La morale est une mystification. Elle s’acoquine avec la religion pour châtrer les individus Elle s’allie avec la science pour se faire prendre au sérieux. Elle prend le masque de l’art pour se substituer à lui. Partout elle s’immisce, pour tout dénaturer. Au moindre examen, on s’aperçoit que les « menottes » de la morale sont bien fragiles. Il suffirait d’un peu de volonté pour les briser.

La société a inventé la morale pour maîtriser l’individu et supprimer en lui toute indépendance. Elle vise avant tout à en faire un eunuque. « Un homme qui moralise est ordinairement un hypocrite, et une femme qui moralise est invariablement laide », disait Oscar Wilde.

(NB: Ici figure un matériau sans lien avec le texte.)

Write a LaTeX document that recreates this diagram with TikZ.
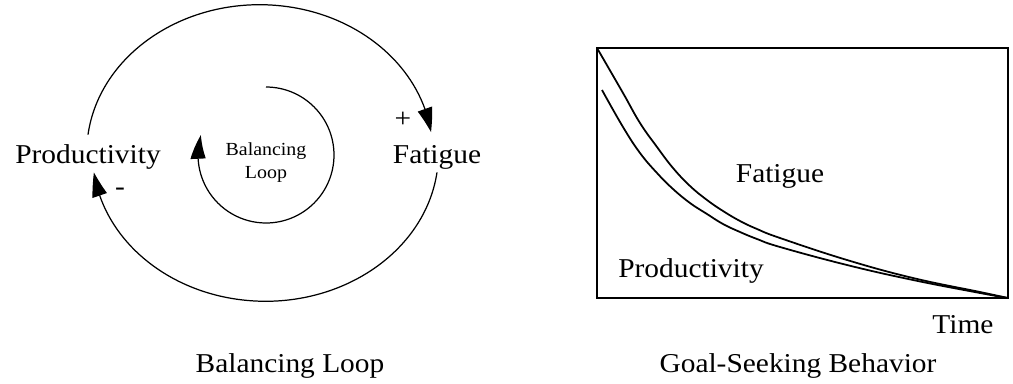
\documentclass[tikz,border=0pt]{standalone}
\usepackage{fontspec}
\setmainfont{Liberation Serif}[FakeStretch=1.08]
\usetikzlibrary{arrows.meta,bending}

\begin{document}
\begin{tikzpicture}[x=0.02cm, y=-0.02cm,
    var/.style={font=\fontsize{15.5}{18}\selectfont, anchor=base, inner ysep=0pt,
                text height=0.56cm, text depth=0.18cm},
    lbl/.style={font=\fontsize{15.5}{18}\selectfont, anchor=base, inner sep=0pt},
    sgn/.style={font=\fontsize{15.5}{18}\selectfont, inner sep=0pt},
    loopname/.style={font=\fontsize{10.5}{13}\selectfont, align=center, inner sep=0pt},
    arr/.style={-{Triangle[length=0.48cm, width=0.3cm, bend]}, line width=0.7pt},
    curve/.style={line width=1pt},
  ]
    \useasboundingbox (0,0) rectangle (1013,383);

    % Balancing loop
    \node[var] (prod) at (88,163)  {Productivity};
    \node[var] (fat)  at (437,163) {Fatigue};
    \draw[arr] (prod.north) arc[start angle=173, end angle=8, x radius=3.46cm, y radius=2.96cm];
    \draw[arr] (fat.south) arc[start angle=-7.4, end angle=-172.6, x radius=3.46cm, y radius=2.96cm];
    \node[sgn] (plus)  at (403,120) {+};
    \node[sgn] (minus) at (120,192) {-};

    \coordinate (lc) at (266,155);
    \node[loopname] (lname) at (266,162.5) {Balancing\\Loop};
    \draw[arr] (lc) ++(90:1.36cm) arc[start angle=90, end angle=-197, radius=1.36cm];

    \node[lbl] (ltitle) at (290,372) {Balancing Loop};

    % Goal-seeking behavior
    \draw[line width=1.1pt] (597,48) rectangle (1008,298);
    \draw[curve] plot[smooth, tension=0.7] coordinates {(597,48) (623,93) (640,123)
        (657,147) (673,168) (690,186) (707,200) (723,211) (740,221) (757,229)
        (780,238) (847,260) (913,278) (980,292) (1008,298)};
    \draw[curve] plot[smooth, tension=0.7] coordinates {(602,90) (623,127) (640,153)
        (657,173) (673,189) (690,203) (707,214) (723,224) (740,232) (757,239)
        (780,247) (847,265) (913,280) (980,293) (1008,298)};

    \node[lbl] (gfat)   at (780,182) {Fatigue};
    \node[lbl] (gprod)  at (691,277) {Productivity};
    \node[lbl] (time)   at (963,333) {Time};
    \node[lbl] (rtitle) at (798,372) {Goal-Seeking Behavior};
  \end{tikzpicture}
\end{document}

Comme il avait raison, ce pauvre Adolphe Retté, sombré depuis dans le mysticisme, quand il disait : « Ce que les bourgeois appellent la morale, c’est le droit à l’hypocrisie »… La morale n’est ni une preuve d’honnêteté, ni plus ni moins. C’est aussi la peur du gendarme, ni plus ni moins. C’est aussi la peur de l’opinion, du qu’en dira-t-on. Aussi les moralistes se cachent-ils pour accomplir leurs saletés. Tant de gens qui se prétendent vertueux le sont par force, parce qu’ils ne peuvent pas faire autrement…

La morale et l’intérêt s’accordent parfaitement. Quand, par hasard, ils sont en conflit, c’est toujours l’intérêt qui a le dessus. Les honnêtes gens n’hésitent pas à mettre de côté leurs « principes ». Faire des affaires, à cela se réduit toute la morale de certaines personnes. Et, dans ce but, intriguer, sacrifier les amis et les trahir. Se vendre est le plus sûr moyen, à la portée du premier venu, de réussir dans la vie. Il n’y a pas d’autre morale pour les arrivistes.